Andreas Markantonatos, Oedipus at Colonus: Sophocles, Athens, and the World (Berlin: Walter de Gruyter, 2007), p. 254, attributes the saying to "C.M. Bowra's headmaster," with no evidence other than a reference to Bowra's presidential address. Bowra was a student at Cheltenham College. During his time there, the headmaster of the junior school was Charles Thornton, and the principal of the upper school was Reginald Waterfield.

It seems, then, that "the famous schoolmaster" cannot be convincingly identified.

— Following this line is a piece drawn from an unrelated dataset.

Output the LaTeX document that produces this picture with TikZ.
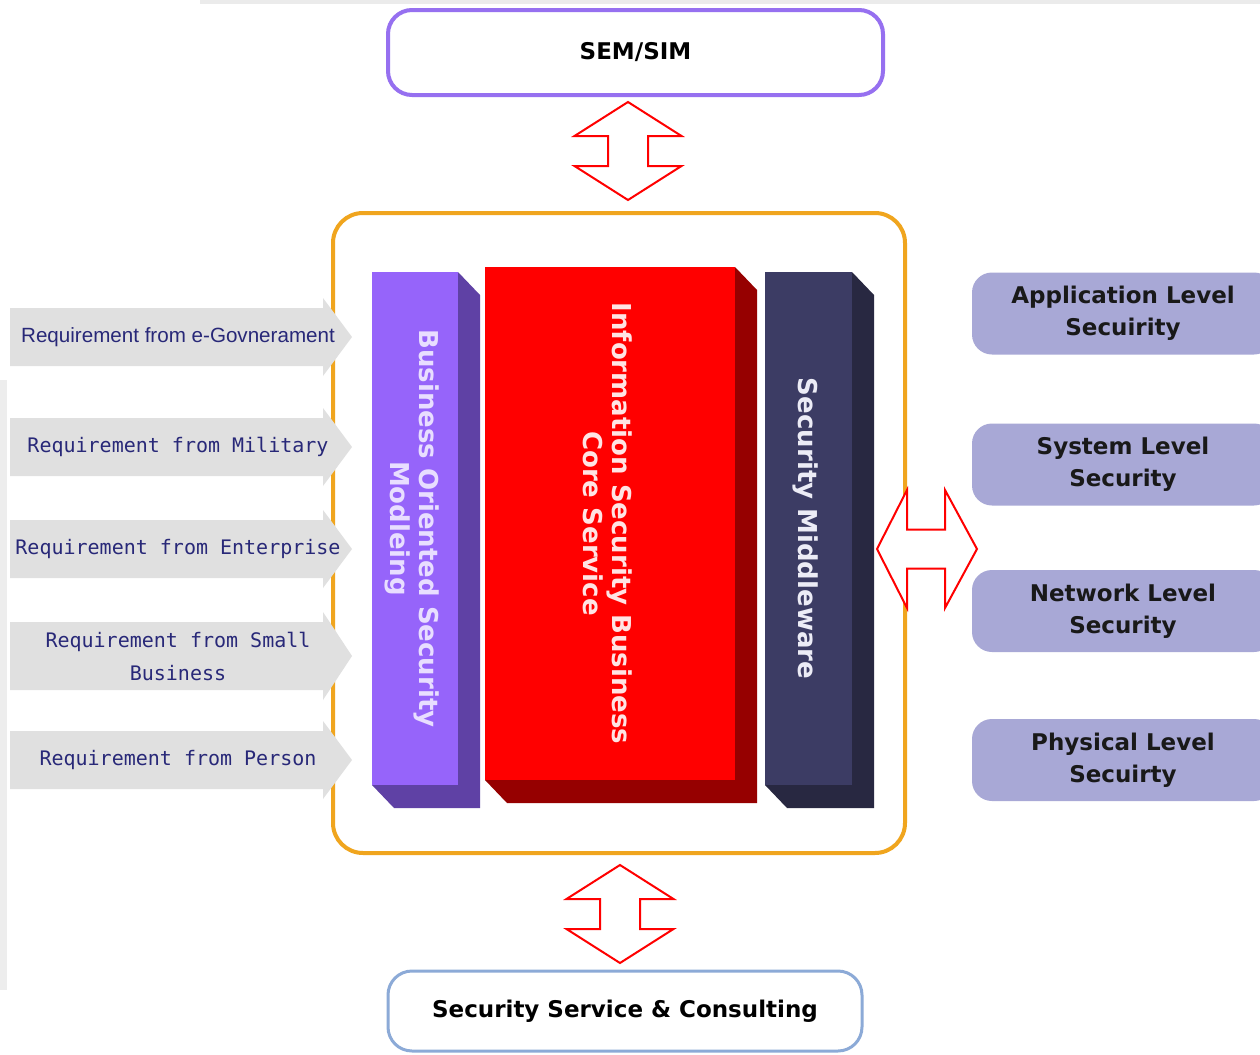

The phrase used by Gombrich, "a storehouse of grammatical exceptions," occurs earlier in William Wharton, "Some Remarks on Education," The Free Review 1 (1893) 74-82 (at 77, underlining added by me):
The type of culture has changed, too; and the scholar of the past, with his skill in the minutiae of scholarship, has given way to a modern successor to whom the "classics" are something more than a storehouse of grammatical exceptions or models for the manufacture of "tasteful" versions, who sees in them the literature of two peoples whose wits we are living on to the present day, and who endeavors, through the records they have left of themselves, to feel the heart beat, and the brain work, of men and women like ourselves, subject only to differences of age and surroundings.
Cf. also Charles Oman, quoted in Laura Ridding, George Ridding: Schoolmaster and Bishop (London: Edward Arnold, 1908). p. 93 (underlining added by me):
What I think that I specially owe to my old master is such skill in appreciating the style, verbal facilities, and full meaning of the classics as I ever attained to—in short, the discovery that they were literature, and not a storehouse of grammatical oddities. I specially remember his wonderful skill in hammering out the exact phrase in English that would render the full force of a classical sentence. He was never content with a baldly accurate rendering, but would try half a dozen phrases in rapid succession till he hit the exact one that gave the entire meaning in a clause in Virgil or Thucydides.
Hat tip: Ian Jackson, who kindly gave me a copy of Jan Cosinka, Teach Yourself Malkielese in 90 Minutes (a delightful and amusing book).